Ion exchange groundwater treatment system heps City of Colby provide safe potable drinking water

Challenge

City of Colby, Kansas needed to treat chromate contaminated groundwater from the Ogalala drinking water aquifer. Ace Services, a farm implement manufacturing company contaminated the groundwater from inappropriate discharge of their chroming process. The company has since gone out of business and the project is now part of an EPA Superfund Cleanup.

Solution

Evoqua design features once-through ion exchange resin technology. The resulting treated water is pumped directly to the City of Colby potable water system.

A total of six service vessels, two skidded trains in a lead/lag arrangement with the third vessel in standby, each contain 600 cu. ft. of resin. A resin sluicing diaphragm pump and a resin storage/transfer tank is used for removal of the spent resin. Evoqua delivers new resin via tanker, off loads to the storage/transfer tank, and then loads the tanker with the spent resin.

Evoqua service technicians visually inspect the vessel internals prior to installing the fresh resin from the storage tank.

" Our initial goal was to produce drinking water with levels below that of any regulated limit anywhere in the nation. With Evoqua’s lead-lag system we should have no problem. "

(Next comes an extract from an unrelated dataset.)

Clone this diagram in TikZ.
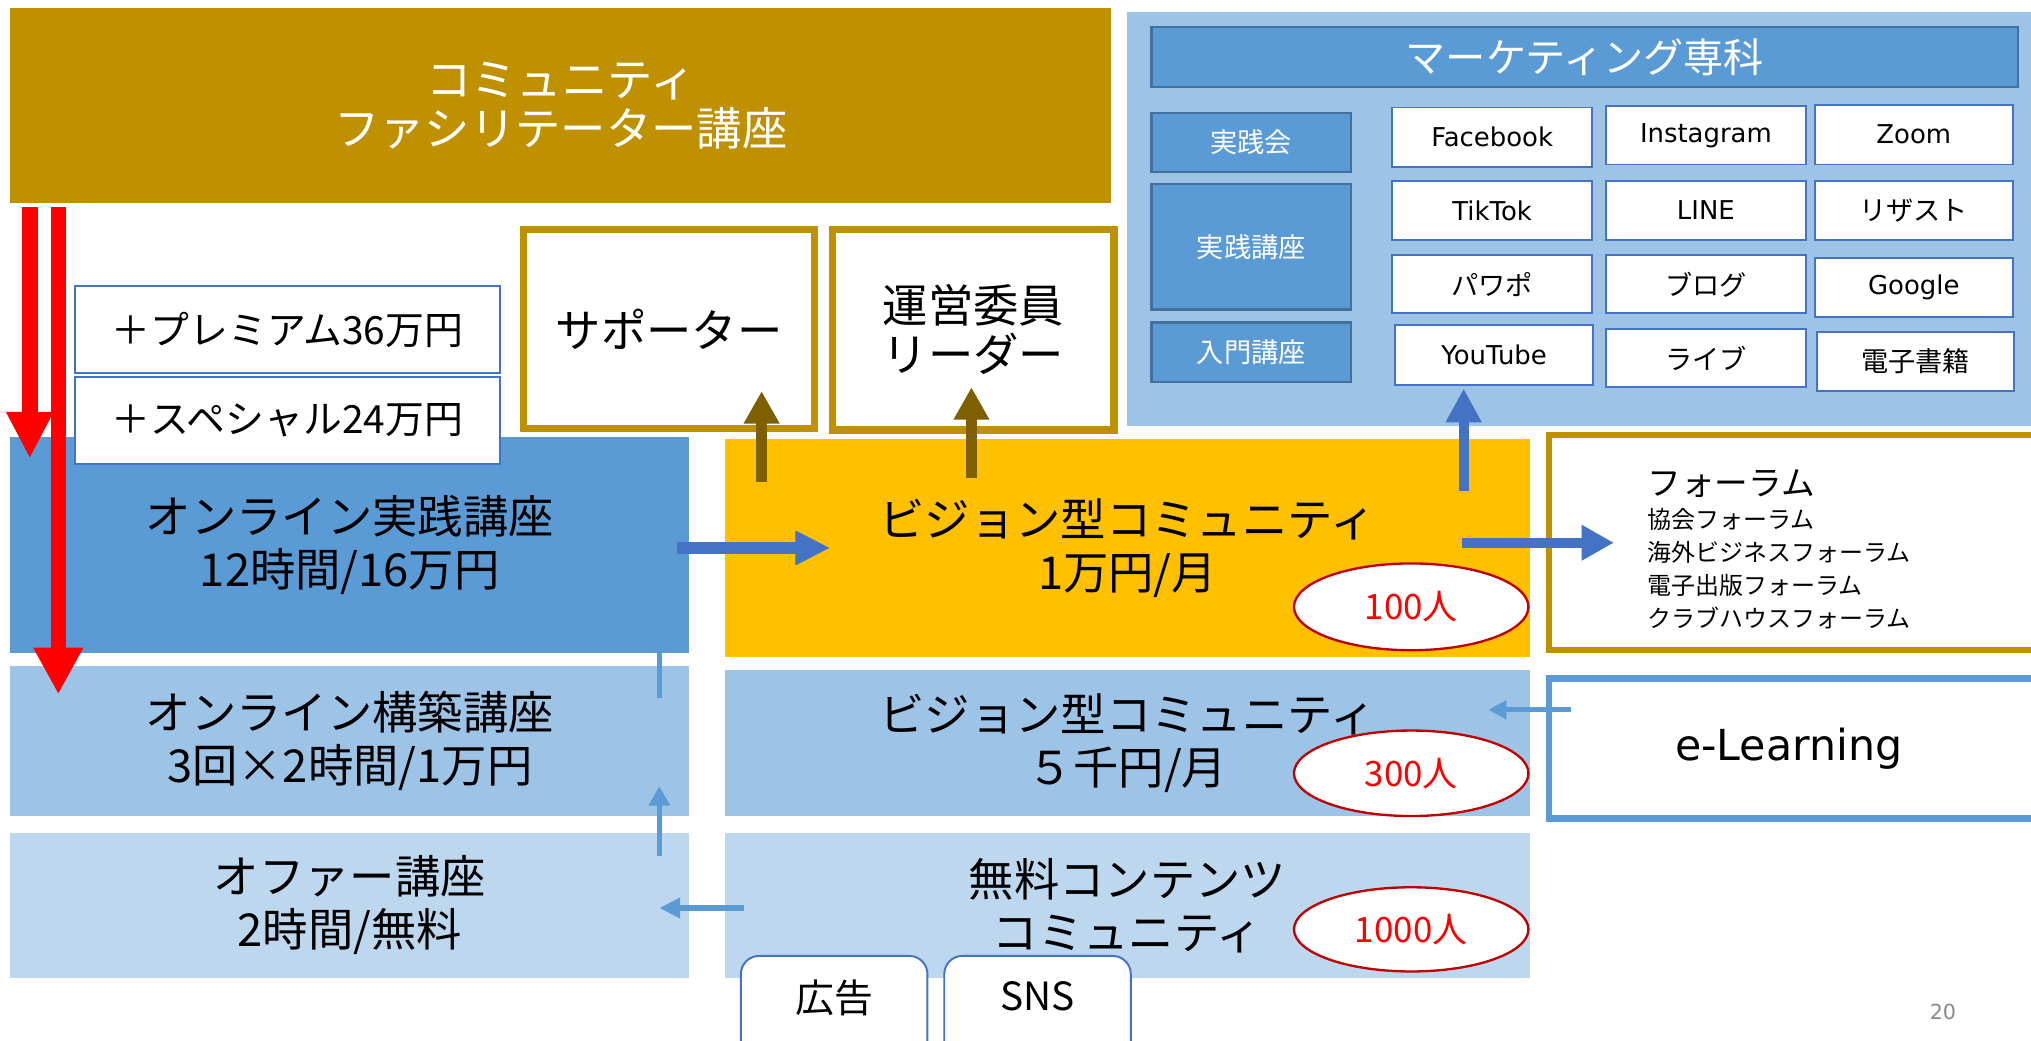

Norm Labbe, KKWWD Superintendent

Results

Evoqua's contract is the first chromate fixed bed groundwater remediation system used for potable drinking water.

Evoqua's resin exchange system is self-contained, with tankers removing spent and contaminated resins from the site, thereby eliminating concerns of recontamination.

Evoqua also provides environmentally compliant handling and disposal of the spent resins, eliminating the liability for the City of Colby.